Consider the recent massive hikes in electricity and water charges arising from the large investments in infrastructure made in both those sectors.
The Implementation Study acknowledges this and states at p. 254:
“The relative value of fibre is likely to increase over time as new services and uses emerge. As it does, NBN revenues should increase to provide a fair return on the network investment. An increase in revenues over time would likely correspond to an increase in user value.”
The Study assumes real growth in prices of between 0 and 2 percent, so around 1% above inflation – say 4% per annum. Now that may not seem much to some people, but for well over a decade we have been enjoying declining telecommunications costs. Now the NBN will see them increasing. Will the increase in cost be worth it? Well it may be for some people, but for many it won’t be. And as noted above, there isn’t much evidence that people will pay a premium for high speed services. Put another way, if 100 mbps is a much sought after nirvana why wouldn’t it make more sense to turn on the entire HFC network to that speed (for a very modest additional cost compared to the NBN) and see what the take up is?

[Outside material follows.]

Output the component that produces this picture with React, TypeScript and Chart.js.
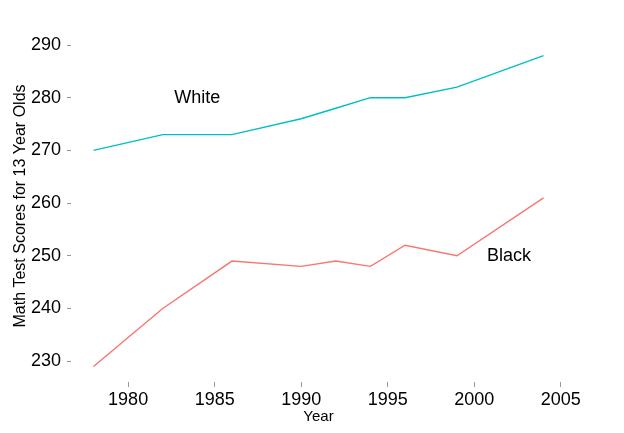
import React, { useEffect, useRef } from "react";
import { Chart, registerables } from "chart.js";

Chart.register(...registerables);

const years = [1978, 1982, 1986, 1990, 1992, 1994, 1996, 1999, 2004];
const whiteScores = [270, 273, 273, 276, 278, 280, 280, 282, 288];
const blackScores = [229, 240, 249, 248, 249, 248, 252, 250, 261];
const xTicks = [1980, 1985, 1990, 1995, 2000, 2005];
const yTicks = [230, 240, 250, 260, 270, 280, 290];
const labelNames = ["White", "Black"];
const labelYears = [1984, 2002];
const labelScores = [280, 250];
const yTitle = "Math Test Scores for 13 Year Olds";
const xTitle = "Year";

const FONT = "'Liberation Sans', Arial, Helvetica, sans-serif";

const textLabels = {
  id: "textLabels",
  afterDatasetsDraw(chart: any) {
    const { ctx, scales, chartArea } = chart;
    ctx.save();
    ctx.font = `18px ${FONT}`;
    ctx.fillStyle = "#000";
    ctx.textAlign = "center";
    ctx.textBaseline = "middle";
    labelNames.forEach((t, i) => {
      ctx.fillText(t, scales.x.getPixelForValue(labelYears[i]), scales.y.getPixelForValue(labelScores[i]));
    });
    // rotated y-axis title
    ctx.font = `16px ${FONT}`;
    ctx.translate(21, (chartArea.top + chartArea.bottom) / 2 - 5);
    ctx.rotate(-Math.PI / 2);
    ctx.fillText(yTitle, 0, 0);
    ctx.restore();
  },
};

export default function App() {
  const ref = useRef<HTMLCanvasElement>(null);
  useEffect(() => {
    const chart = new Chart(ref.current!, {
      type: "line",
      data: {
        datasets: [
          {
            label: "White",
            data: years.map((y, i) => ({ x: y, y: whiteScores[i] })),
            borderColor: "#00BFC4",
            borderWidth: 1.4,
            pointRadius: 0,
            tension: 0,
          },
          {
            label: "Black",
            data: years.map((y, i) => ({ x: y, y: blackScores[i] })),
            borderColor: "#F8766D",
            borderWidth: 1.4,
            pointRadius: 0,
            tension: 0,
          },
        ],
      },
      options: {
        responsive: false,
        animation: false,
        layout: { padding: { left: 0, top: 40, right: 58, bottom: 0 } },
        plugins: { legend: { display: false }, tooltip: { enabled: false } },
        scales: {
          x: {
            type: "linear",
            min: 1976.7,
            max: 2005.3,
            afterBuildTicks: (s: any) => {
              s.ticks = xTicks.map((v) => ({ value: v }));
            },
            afterFit: (s: any) => {
              s.height = 51;
            },
            border: { display: false },
            grid: { drawOnChartArea: false, drawTicks: true, tickLength: 5, color: "#999", lineWidth: 1 },
            ticks: {
              color: "#000",
              padding: 2,
              maxRotation: 0,
              font: { family: FONT, size: 18 },
              callback: (v: any) => String(v),
            },
            title: {
              display: true,
              text: xTitle,
              color: "#000",
              font: { family: FONT, size: 15 },
              padding: { top: 0, bottom: 7 },
            },
          },
          y: {
            type: "linear",
            min: 226.05,
            max: 290.95,
            afterBuildTicks: (s: any) => {
              s.ticks = yTicks.map((v) => ({ value: v }));
            },
            afterFit: (s: any) => {
              s.width = 71;
            },
            border: { display: false },
            grid: { drawOnChartArea: false, drawTicks: true, tickLength: 4, color: "#999", lineWidth: 1 },
            ticks: {
              color: "#000",
              padding: 6,
              font: { family: FONT, size: 18 },
              callback: (v: any) => String(v),
            },
          },
        },
      },
      plugins: [textLabels],
    });
    return () => chart.destroy();
  }, []);
  return (
    <div style={{ position: "fixed", left: 0, top: 0, width: 624, height: 433, background: "#fff" }}>
      <canvas ref={ref} width={624} height={433} style={{ display: "block" }} />
    </div>
  );
}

In short, there is no reason to believe the NBN will see a continuation of declining Internet access charges. If the Implementation Study is to be believed and if the massive investment is to be serviced, the reverse will be the case.
Now we should not beat around the bush here. The object of the NBN is to create a monopoly. See the Implementation Study at p. 60
“Government policy in building the NBN is likely to create an industry structure with no significant competition between fixed networks, since the existing copper and HFC networks are likely to be deactivated over time.”
Too right there! The deal with Telstra will require it to decommission its copper network and not use its HFC network to compete with the NBN for voice and broadband business.
So how is that defensible? The study goes on to say:
“The trade-off is that NBN Co will offer wholesale-only equivalent access to service providers. The rationale for this is that – given the high cost of laying the fibre, the long asset life and the limited ability to differentiate – fibre has the characteristics of a natural, stable infrastructure monopoly analogous to an electricity grid or gas pipes.”
So the argument runs: yes it will be a monopoly, but that’s okay because it will be structurally separated from any retail provider and will provide access to all retail providers – as a common carrier. But that gets back to the question of structure. If the Government’s claim is that industry structure is the problem with the current arrangements, then that can be addressed without building a new network.
The establishment of this monopoly does carry with it real risks, as the Implementation Study notes at p. 446 and preceding. These include NBN expanding its activities beyond that of a wholesale carrier, operating inefficiently and lacking incentives to innovate. The Study acknowledges that the NBN approach is unique in the world.
“Competition between alternative networks has stimulated the roll-out of next generation broadband infrastructure in several countries around the world.” (p.433)
And nowhere more so than in America where the competition between the cable companies and the telcos has been especially intense.
“Cable and telecommunications companies found themselves competing to provide substitutable services and were compelled to match each other’s performance improvements.”
Remember the only reason for requiring Telstra to shut down its competitive infrastructure is to enhance the financial viability of the NBN.
In summary: If monopoly is bad, then the NBN could be built to operate as a competitor with the copper network and the HFC networks. If the Government’s claim is that vertical integration of Telstra is bad, then structural separation could occur without building a new network.